[THE DATA]
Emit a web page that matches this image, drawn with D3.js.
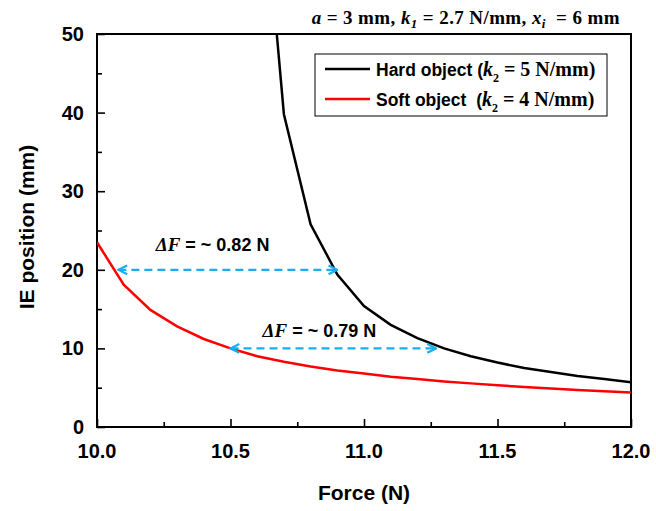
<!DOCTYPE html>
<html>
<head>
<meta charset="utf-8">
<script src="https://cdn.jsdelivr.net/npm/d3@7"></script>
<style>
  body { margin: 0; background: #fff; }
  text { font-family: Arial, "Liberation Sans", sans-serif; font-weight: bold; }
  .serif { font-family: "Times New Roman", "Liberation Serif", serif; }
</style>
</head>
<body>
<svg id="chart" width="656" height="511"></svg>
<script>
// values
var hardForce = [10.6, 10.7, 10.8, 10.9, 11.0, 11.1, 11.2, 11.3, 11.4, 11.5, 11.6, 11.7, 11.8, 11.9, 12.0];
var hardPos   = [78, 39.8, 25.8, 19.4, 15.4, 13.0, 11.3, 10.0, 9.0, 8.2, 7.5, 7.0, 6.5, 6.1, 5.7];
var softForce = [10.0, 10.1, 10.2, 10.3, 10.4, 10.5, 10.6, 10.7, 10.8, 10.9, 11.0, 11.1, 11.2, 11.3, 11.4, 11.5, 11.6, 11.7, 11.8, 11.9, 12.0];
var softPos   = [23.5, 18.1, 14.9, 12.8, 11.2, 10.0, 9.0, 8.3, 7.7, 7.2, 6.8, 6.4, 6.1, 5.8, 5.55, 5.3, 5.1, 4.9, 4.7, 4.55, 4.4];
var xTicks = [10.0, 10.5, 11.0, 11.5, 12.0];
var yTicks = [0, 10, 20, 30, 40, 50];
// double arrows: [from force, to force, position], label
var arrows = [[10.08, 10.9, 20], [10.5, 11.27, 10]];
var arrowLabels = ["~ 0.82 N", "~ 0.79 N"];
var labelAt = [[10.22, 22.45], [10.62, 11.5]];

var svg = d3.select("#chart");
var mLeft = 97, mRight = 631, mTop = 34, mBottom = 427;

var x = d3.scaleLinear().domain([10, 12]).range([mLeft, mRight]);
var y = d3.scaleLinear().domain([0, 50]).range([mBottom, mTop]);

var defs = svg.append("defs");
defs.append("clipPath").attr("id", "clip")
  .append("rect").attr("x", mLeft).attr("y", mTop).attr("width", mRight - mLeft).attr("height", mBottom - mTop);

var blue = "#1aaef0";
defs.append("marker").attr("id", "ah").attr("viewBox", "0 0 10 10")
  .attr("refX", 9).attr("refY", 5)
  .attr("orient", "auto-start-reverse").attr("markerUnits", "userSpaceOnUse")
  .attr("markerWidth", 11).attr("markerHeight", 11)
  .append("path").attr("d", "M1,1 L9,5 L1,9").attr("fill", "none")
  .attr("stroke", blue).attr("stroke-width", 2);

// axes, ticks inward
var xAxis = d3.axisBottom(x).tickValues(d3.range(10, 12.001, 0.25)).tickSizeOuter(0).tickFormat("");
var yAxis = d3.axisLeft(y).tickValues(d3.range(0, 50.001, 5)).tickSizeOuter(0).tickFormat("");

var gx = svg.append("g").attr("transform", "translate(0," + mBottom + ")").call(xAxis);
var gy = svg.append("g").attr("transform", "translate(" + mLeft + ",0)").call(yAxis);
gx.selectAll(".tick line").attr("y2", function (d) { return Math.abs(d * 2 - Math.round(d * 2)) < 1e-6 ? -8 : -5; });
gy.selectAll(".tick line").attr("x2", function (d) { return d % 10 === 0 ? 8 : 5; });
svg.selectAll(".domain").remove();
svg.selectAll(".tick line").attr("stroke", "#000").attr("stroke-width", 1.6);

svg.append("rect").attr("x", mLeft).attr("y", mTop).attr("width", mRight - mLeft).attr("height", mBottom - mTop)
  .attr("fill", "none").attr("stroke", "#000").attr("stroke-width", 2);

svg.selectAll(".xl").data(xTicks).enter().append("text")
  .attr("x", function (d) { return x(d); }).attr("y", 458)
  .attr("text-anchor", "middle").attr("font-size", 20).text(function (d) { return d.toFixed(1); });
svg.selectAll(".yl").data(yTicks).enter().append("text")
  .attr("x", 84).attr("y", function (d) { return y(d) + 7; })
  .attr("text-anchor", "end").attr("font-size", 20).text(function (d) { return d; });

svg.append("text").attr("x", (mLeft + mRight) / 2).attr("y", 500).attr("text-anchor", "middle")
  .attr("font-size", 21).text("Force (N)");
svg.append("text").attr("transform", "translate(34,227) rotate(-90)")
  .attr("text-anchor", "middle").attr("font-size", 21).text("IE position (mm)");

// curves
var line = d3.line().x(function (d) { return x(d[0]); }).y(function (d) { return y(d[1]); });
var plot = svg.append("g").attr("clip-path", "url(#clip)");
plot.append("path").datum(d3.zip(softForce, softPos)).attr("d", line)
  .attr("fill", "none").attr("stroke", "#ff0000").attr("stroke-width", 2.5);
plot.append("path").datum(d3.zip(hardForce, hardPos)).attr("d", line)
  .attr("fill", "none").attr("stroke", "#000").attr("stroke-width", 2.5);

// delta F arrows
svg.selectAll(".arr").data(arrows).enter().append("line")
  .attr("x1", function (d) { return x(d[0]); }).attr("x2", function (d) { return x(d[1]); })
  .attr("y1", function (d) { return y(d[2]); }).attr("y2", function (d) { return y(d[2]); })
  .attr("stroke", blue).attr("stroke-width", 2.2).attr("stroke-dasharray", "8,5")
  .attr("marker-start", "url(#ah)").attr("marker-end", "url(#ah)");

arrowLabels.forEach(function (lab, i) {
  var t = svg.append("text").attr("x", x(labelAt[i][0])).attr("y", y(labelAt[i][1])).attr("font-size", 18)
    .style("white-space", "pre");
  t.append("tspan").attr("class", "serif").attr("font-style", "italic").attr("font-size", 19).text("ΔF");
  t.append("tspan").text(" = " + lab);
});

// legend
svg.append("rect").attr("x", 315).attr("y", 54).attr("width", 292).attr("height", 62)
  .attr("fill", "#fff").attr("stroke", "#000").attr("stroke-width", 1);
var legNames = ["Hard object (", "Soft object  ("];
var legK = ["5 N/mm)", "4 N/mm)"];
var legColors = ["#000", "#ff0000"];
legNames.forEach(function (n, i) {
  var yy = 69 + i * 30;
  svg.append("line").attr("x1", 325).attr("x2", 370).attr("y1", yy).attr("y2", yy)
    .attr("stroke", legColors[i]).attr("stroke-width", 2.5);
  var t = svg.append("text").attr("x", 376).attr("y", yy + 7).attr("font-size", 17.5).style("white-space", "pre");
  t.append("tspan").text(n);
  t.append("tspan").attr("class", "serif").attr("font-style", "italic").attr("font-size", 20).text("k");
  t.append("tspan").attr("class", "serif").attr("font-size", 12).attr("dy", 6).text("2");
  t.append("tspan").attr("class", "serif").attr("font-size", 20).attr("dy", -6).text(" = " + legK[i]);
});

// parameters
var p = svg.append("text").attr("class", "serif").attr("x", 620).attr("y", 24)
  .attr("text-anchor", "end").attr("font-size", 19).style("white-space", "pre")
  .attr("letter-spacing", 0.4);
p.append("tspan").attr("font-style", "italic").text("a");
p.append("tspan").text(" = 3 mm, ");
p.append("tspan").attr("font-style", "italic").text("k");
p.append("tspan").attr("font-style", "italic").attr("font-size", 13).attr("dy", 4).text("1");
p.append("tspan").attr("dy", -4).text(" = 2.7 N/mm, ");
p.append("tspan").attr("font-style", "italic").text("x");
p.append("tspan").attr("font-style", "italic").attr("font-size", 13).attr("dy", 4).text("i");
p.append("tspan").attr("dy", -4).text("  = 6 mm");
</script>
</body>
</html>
==
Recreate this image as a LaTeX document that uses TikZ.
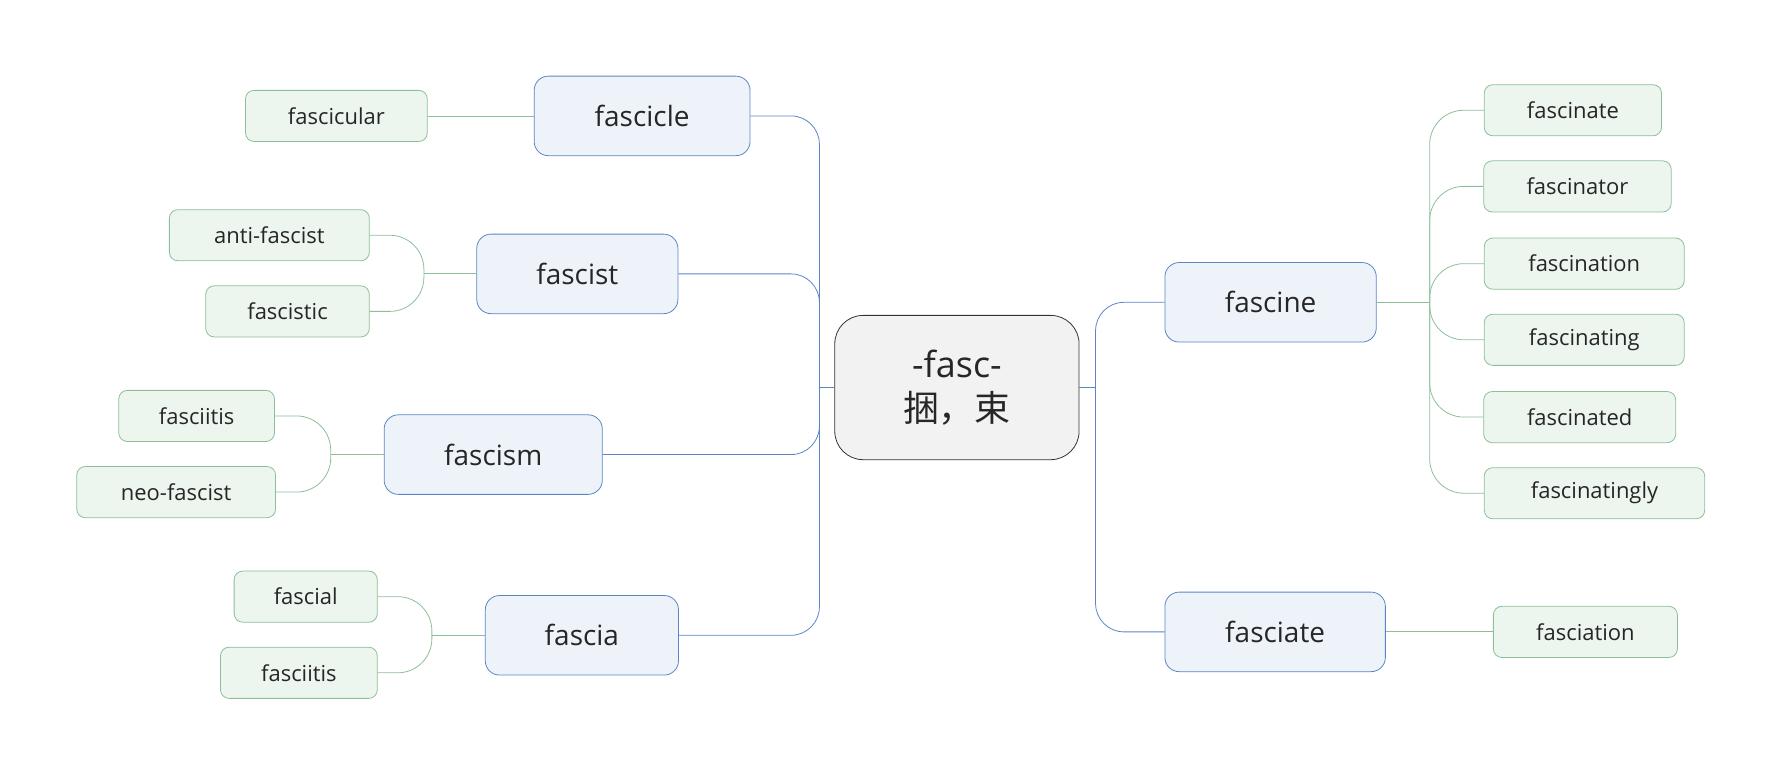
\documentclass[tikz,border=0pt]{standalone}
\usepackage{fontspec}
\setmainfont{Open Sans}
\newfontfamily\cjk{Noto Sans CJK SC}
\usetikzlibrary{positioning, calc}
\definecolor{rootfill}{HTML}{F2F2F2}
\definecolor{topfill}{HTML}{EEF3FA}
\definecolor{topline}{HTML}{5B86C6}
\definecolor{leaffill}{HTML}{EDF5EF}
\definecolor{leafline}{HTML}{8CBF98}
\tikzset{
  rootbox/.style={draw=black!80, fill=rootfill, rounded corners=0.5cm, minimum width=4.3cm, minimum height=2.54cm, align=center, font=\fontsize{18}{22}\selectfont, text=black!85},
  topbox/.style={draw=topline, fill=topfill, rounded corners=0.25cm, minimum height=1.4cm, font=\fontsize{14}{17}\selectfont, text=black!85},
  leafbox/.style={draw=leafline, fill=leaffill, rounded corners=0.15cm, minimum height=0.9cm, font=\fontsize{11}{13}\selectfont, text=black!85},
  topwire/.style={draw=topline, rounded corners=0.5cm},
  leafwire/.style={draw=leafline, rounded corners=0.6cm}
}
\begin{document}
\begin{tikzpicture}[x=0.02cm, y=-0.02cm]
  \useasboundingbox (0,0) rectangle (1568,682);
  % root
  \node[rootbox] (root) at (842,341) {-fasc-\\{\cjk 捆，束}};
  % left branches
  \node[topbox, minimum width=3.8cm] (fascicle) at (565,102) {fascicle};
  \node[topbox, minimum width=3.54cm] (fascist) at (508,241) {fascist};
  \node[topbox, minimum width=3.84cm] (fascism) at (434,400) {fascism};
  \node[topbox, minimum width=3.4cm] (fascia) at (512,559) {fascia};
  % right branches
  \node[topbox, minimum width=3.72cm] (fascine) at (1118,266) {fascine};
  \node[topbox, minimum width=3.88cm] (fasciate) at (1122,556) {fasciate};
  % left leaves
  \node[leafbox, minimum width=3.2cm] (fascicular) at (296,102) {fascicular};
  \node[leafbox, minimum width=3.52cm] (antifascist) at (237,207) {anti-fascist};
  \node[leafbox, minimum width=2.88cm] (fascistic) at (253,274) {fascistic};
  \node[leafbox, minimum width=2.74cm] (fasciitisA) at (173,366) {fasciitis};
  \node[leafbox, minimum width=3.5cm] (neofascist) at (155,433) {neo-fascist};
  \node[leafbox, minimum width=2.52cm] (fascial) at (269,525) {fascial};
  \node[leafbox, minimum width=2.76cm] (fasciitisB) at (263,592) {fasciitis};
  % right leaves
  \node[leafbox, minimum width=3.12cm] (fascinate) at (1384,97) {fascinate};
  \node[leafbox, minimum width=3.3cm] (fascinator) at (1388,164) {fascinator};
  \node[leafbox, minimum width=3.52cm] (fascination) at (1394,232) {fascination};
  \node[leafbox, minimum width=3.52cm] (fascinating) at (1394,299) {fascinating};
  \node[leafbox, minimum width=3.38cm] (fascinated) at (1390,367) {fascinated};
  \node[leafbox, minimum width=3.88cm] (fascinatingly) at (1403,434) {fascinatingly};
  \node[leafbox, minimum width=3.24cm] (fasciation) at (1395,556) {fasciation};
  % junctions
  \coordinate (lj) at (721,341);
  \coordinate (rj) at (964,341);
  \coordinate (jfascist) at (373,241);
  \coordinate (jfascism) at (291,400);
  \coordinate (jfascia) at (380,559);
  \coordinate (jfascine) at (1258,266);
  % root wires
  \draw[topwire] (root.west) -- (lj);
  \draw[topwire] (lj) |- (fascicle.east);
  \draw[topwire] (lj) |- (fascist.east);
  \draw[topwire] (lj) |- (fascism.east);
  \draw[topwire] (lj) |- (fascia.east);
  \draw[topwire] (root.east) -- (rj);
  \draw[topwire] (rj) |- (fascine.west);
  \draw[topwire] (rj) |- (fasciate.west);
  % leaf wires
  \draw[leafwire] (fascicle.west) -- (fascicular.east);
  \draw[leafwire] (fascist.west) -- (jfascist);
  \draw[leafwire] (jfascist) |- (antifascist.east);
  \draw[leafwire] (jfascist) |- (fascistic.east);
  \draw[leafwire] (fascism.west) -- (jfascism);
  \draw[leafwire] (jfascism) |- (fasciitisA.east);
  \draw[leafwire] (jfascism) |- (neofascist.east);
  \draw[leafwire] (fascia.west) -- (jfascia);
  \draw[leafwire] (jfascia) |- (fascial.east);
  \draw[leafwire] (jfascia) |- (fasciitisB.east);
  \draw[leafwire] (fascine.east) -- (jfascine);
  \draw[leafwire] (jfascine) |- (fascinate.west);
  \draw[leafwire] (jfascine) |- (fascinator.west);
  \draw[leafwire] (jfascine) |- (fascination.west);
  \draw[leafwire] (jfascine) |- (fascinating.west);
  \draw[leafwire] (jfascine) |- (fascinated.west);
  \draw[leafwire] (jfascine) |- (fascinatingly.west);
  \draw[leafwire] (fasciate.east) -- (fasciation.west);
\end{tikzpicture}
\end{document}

[WHAT IS EXPECTED]
Repeat only the lines running from "Emit a web page" to "mBottom - mTop);", ends included, and leave the pictures out.

[EXERCISE ANSWER]
Emit a web page that matches this image, drawn with D3.js.
<!DOCTYPE html>
<html>
<head>
<meta charset="utf-8">
<script src="https://cdn.jsdelivr.net/npm/d3@7"></script>
<style>
  body { margin: 0; background: #fff; }
  text { font-family: Arial, "Liberation Sans", sans-serif; font-weight: bold; }
  .serif { font-family: "Times New Roman", "Liberation Serif", serif; }
</style>
</head>
<body>
<svg id="chart" width="656" height="511"></svg>
<script>
// values
var hardForce = [10.6, 10.7, 10.8, 10.9, 11.0, 11.1, 11.2, 11.3, 11.4, 11.5, 11.6, 11.7, 11.8, 11.9, 12.0];
var hardPos   = [78, 39.8, 25.8, 19.4, 15.4, 13.0, 11.3, 10.0, 9.0, 8.2, 7.5, 7.0, 6.5, 6.1, 5.7];
var softForce = [10.0, 10.1, 10.2, 10.3, 10.4, 10.5, 10.6, 10.7, 10.8, 10.9, 11.0, 11.1, 11.2, 11.3, 11.4, 11.5, 11.6, 11.7, 11.8, 11.9, 12.0];
var softPos   = [23.5, 18.1, 14.9, 12.8, 11.2, 10.0, 9.0, 8.3, 7.7, 7.2, 6.8, 6.4, 6.1, 5.8, 5.55, 5.3, 5.1, 4.9, 4.7, 4.55, 4.4];
var xTicks = [10.0, 10.5, 11.0, 11.5, 12.0];
var yTicks = [0, 10, 20, 30, 40, 50];
// double arrows: [from force, to force, position], label
var arrows = [[10.08, 10.9, 20], [10.5, 11.27, 10]];
var arrowLabels = ["~ 0.82 N", "~ 0.79 N"];
var labelAt = [[10.22, 22.45], [10.62, 11.5]];

var svg = d3.select("#chart");
var mLeft = 97, mRight = 631, mTop = 34, mBottom = 427;

var x = d3.scaleLinear().domain([10, 12]).range([mLeft, mRight]);
var y = d3.scaleLinear().domain([0, 50]).range([mBottom, mTop]);

var defs = svg.append("defs");
defs.append("clipPath").attr("id", "clip")
  .append("rect").attr("x", mLeft).attr("y", mTop).attr("width", mRight - mLeft).attr("height", mBottom - mTop);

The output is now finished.